Che rapporto c’era con la prima squadra?
«Papà raccontava che andavano a vederli giocare ogni domenica, erano impressionanti. Facevano paura a tutti. Allo stesso modo, spesso i giocatori della prima squadra assistevano alle partite dei “Ragazzi”: papà ricordava sempre di Bacigalupo che si piazzava dietro la porta di Vandone e gli dispensava consigli continui».
Collaborazione e rispetto insomma.
«Sì, ma anche molta “fame” da parte dei giovani. Nella partitella del giovedì non li facevano mai giocare contro: i ragazzi erano molto competitivi, non mollavano un colpo. Molti ricordano l’episodio tra Mazzola e Ferraris, lo stopper della squadra di papà: entrò duro su Valentino, che reagì con uno schiaffone».
Era un calcio più “vero”?
«Erano gli uomini a essere più veri. I giocatori avevano tutti un altro lavoro. Gabetto e Ossola avevano il bar Vittoria; mio nonno lo frequentava, dopo gli allenamenti li trovavi alla cassa o a giocare a biliardo o a carte con i tifosi. Papà ricordava sempre di quando Mazzola piombò all’improvviso, di sua volontà, nel loro ritiro a Ceresole Reale. Rapporti puliti, belli».
Suo padre era affascinato da qualcuno in particolare?
«Erano tutti fenomeni: Rigamonti, Ballarin marcatori, Maroso terzino moderno, Castigliano, Loik che correvano come pazzi… E poi Mazzola: era dappertutto. Per mio padre era secondo solo a Di Stefano. Ma ce n’era un altro ancora».
Chi?
«Bacigalupo. Con Mazzola era probabilmente il più rappresentativo. Assieme a Giammarinaro, mio papà fece da picchetto alla sua bara. Mi battezzò Valerio in sua memoria».
I “Ragazzi” come appresero dello schianto di Superga?
«Furono tra i primi a sapere. Erano al Filadelfia, avevano appena concluso gli allenamenti quando arrivò la telefonata. Mio padre e un compagno partirono in Vespa e cercarono di raggiungere il luogo dell’incidente, ma c’era già tantissima gente. Gli ultimi metri li fecero di corsa, ma furono fermati».
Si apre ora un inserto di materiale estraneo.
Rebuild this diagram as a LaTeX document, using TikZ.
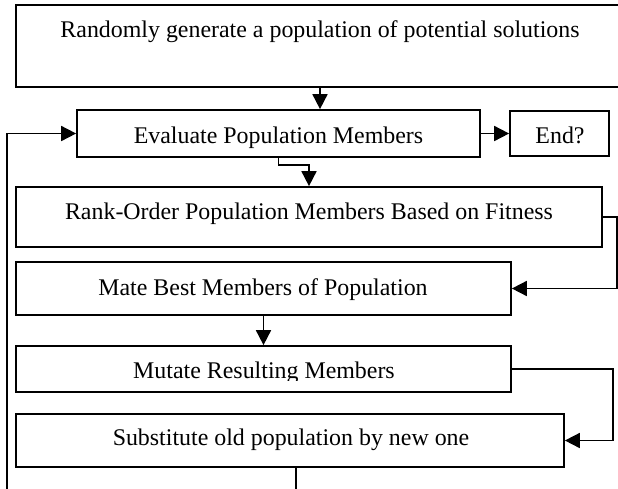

Ne parlava della tragedia?
«Non riusciva a capacitarsene. L’anno successivo allo schianto solo pochi furono confermati. Se avesse continuato la storia del grande Torino, pian piano forse si sarebbero inseriti tutti sull’ossatura della prima squadra».
Come fu andare in campo quel 15 maggio?
«Molto particolare, emozionante. Papà fu impressionato dal silenzio innaturale che c’era all’ingresso in campo».
Che ricordo resta di suo padre?
«Un po’ la sua figura ha pesato, sulla mia carriera calcistica. “Non è forte come il padre”, dicevano sempre. Ho giocato al Bacigalupo con lui presidente, veniva a vedere le mie partite, ma lì ero un “suo giocatore”, non suo figlio. Quel “Baci” era diventato come il Filadelfia per il Toro. Era “casa”, ci passavamo i pomeriggi. Quella società era una famiglia, dove si stava bene tutti assieme. Dinamiche che purtroppo, nel calcio di oggi, non esistono più».